Her last comment suggests an ambiguous legacy:
Despite the "importance" of the bike, it's "impractical". And why is that? Because you "need [your] car". And that's because for the last 30 years Hazel has been the calm, competent eye at the center of a storm of development with the automobile at its foundation. Would only that, during her three decades in office, the good mayor had thought the bicycle (and walkable communities), practical enough to actually build toward rather than just indulge in symbolic gestures. Now that would truly have been setting an example.
Dee Dubya (not verified)
Hazel McHurricane is my Hero
Fri, 09/12/2008 - 09:52Hazel McHurricane is my hero. She's been fessing up for years now about her negative role in misleading Mississauga head first into the best/worst example of car-dependent urban sprawl in the country.
Her words about choosing cycling because she can't get to transit are part of the honest messaging she's been putting out there since she helped found the concept of "smart growth" in the GTA.
I am not surprised to see her zipping around on two wheels at her age. Hazel's a very balanced lady.
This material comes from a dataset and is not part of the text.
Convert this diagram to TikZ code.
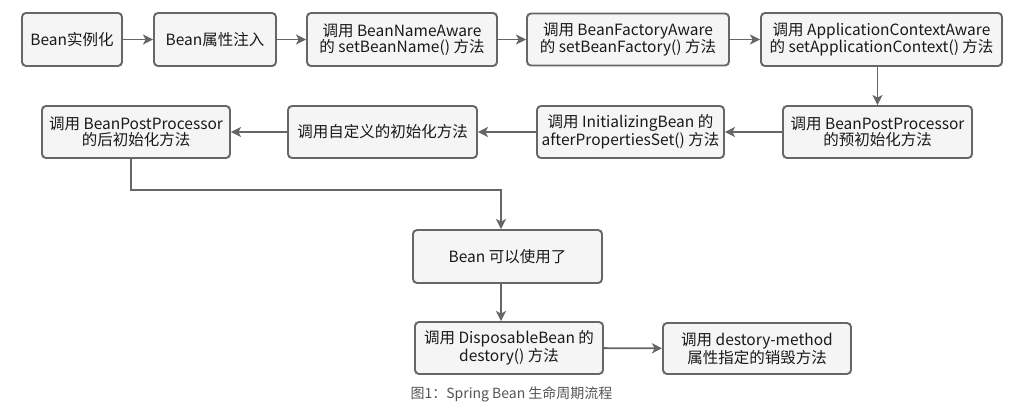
\documentclass[tikz,border=0pt]{standalone}
\usepackage{fontspec}
\setmainfont{Noto Sans CJK SC}
\usetikzlibrary{arrows.meta}
\definecolor{bordergray}{HTML}{666666}
\definecolor{boxfill}{HTML}{F5F5F5}
\definecolor{captiongray}{HTML}{555555}
\tikzset{
  stepbox/.style={draw=bordergray, fill=boxfill, line width=1.9pt, rounded corners=4pt,
    align=center, inner sep=0pt, font=\fontsize{15.5}{14}\selectfont, text=black!90},
  conn/.style={draw=bordergray, line width=1.9pt,
    -{Stealth[length=10pt,width=10pt,inset=2.5pt]}},
}
\begin{document}
\begin{tikzpicture}[x=1pt,y=-1pt]
\useasboundingbox (0,0) rectangle (1023,412);
\node[stepbox, minimum width=100pt, minimum height=53pt] (b1) at (72,39.5) {Bean实例化};
\node[stepbox, minimum width=122pt, minimum height=53pt] (b2) at (215,39.5) {Bean属性注入};
\node[stepbox, minimum width=190pt, minimum height=53pt] (b3) at (402,39.5) {调用 BeanNameAware\\的 setBeanName() 方法};
\node[stepbox, minimum width=202pt, minimum height=52pt] (b4) at (628,39.5) {调用 BeanFactoryAware\\的 setBeanFactory() 方法};
\node[stepbox, minimum width=241pt, minimum height=53pt] (b5) at (881.5,39.5) {调用 ApplicationContextAware\\的 setApplicationContext() 方法};
\node[stepbox, minimum width=189pt, minimum height=52pt] (b6) at (877.5,132) {调用 BeanPostProcessor\\的预初始化方法};
\node[stepbox, minimum width=187pt, minimum height=52pt] (b7) at (630.5,132) {调用 InitializingBean 的\\afterPropertiesSet() 方法};
\node[stepbox, minimum width=189pt, minimum height=52pt] (b8) at (382.5,132) {调用自定义的初始化方法};
\node[stepbox, minimum width=188pt, minimum height=52pt] (b9) at (136,132) {调用 BeanPostProcessor\\的后初始化方法};
\node[stepbox, minimum width=189pt, minimum height=53pt] (b10) at (507.5,256.5) {Bean 可以使用了};
\node[stepbox, minimum width=188pt, minimum height=52pt] (b11) at (509,348) {调用 DisposableBean 的\\destory() 方法};
\node[stepbox, minimum width=188pt, minimum height=51pt] (b12) at (757,348.5) {调用 destory-method\\属性指定的销毁方法};
\node[font=\fontsize{14}{14}\selectfont, text=captiongray, inner sep=0pt] (cap) at (511.5,394) {图1：Spring Bean 生命周期流程};
\coordinate (k1) at (131,190);
\coordinate (k2) at (501,190);
\coordinate (k3) at (501,0);
\draw[conn] (b1) -- (b2);
\draw[conn] (b2) -- (b3);
\draw[conn] (b3) -- (b4);
\draw[conn] (b4) -- (b5);
\draw[conn] (b5.south -| b6.north) -- (b6.north);
\draw[conn] (b6) -- (b7);
\draw[conn] (b7) -- (b8);
\draw[conn] (b8) -- (b9);
\draw[conn] (b9.south -| k1) -- (k1) -- (k2) -- (k2 |- b10.north);
\draw[conn] (b10.south -| k3) -- (b11.north -| k3);
\draw[conn] (b11) -- (b12);
\end{tikzpicture}
\end{document}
Riding to work will help her reduce the stress related to the closer look she'll now get at all the continuing "dumb growth" along the way.
hamish (not verified)
yes, it's all relative
Fri, 09/12/2008 - 00:08Yup you're right Luke, the true example would have been to eschew the devilopment and left the fields green. But relatively speaking, having a near-nonagerian female Mayor riding a bike in a suburban "city", it's pretty good.
Svend
Lead the way, Hazel!
Fri, 09/12/2008 - 10:06I think most people in society have misgivings on how we've changed cities, there is a fairly new attitude that cycling can be part of the solution.
I appreciate Hazel being honest with her thoughts and showing that it isn't too late to fix problems.
Donald GO-by-Bi...
Too far from transit? Get to it by bike.
Fri, 09/12/2008 - 10:51Yes, I've witnessed that new attitude, but not here at home. While cycling on the west coast through Tsawwassan First Nations' reserve last fall, I spotted a unique site (to my eyes). Two children rode their bikes to the city bus stop, and had left them there in the rain for their use when they returned.
On a given (sunny) day in the GTA, there's only 5 to 15 bikes at every GO Station across the whole region. I look forward to the day that Southern Ontarians follow those children's example and I see 100s of bikes at the GO Station, and (at least) 2 parked at every Mississauga Transit bus shelter.
vic
Biking to the bus
Fri, 09/12/2008 - 12:16I often see bikes parked at TTC stops on the Mississauga/Toronto border, on Bloor St. and Burnhamthorpe Rd. Looks like people are biking from eastern Mississauga to the TTC stops, to avoid having to pay double bus fares.
I've heard that some of the TTC stops around Steeles Ave. have quite a few bikes parked around them as well (I saw this myself at Jane and Steeles).
veronica (not verified)
Biking to bus stops
Fri, 09/12/2008 - 14:07I had to take VIVA a few times to Newmarket last summer. I was pleasantly suprised to see at least one bike, sometimes more, at almost all of the VIVA stops. Looked like people were cycling to the bus stops. Way to go York Regioners!
chephy (not verified)
Hazel riding a bike? Gasp!
Fri, 09/12/2008 - 15:31Hazel riding a bike? Gasp! Did she forget that roads are for cars and trucks! I'll be driving in Mississauga on the car-free day and you better not get in my way, you silly cyclist!
She'll probably ride on the sidewalk though...
warren (not verified)
Hazel rocks.
Mon, 09/15/2008 - 11:47I wish every city had a mayor as cool, and apparently indestructable, as Mayor Hazel.
Previous unfriendly remarks towards cyclists notwithstanding, I think she's great.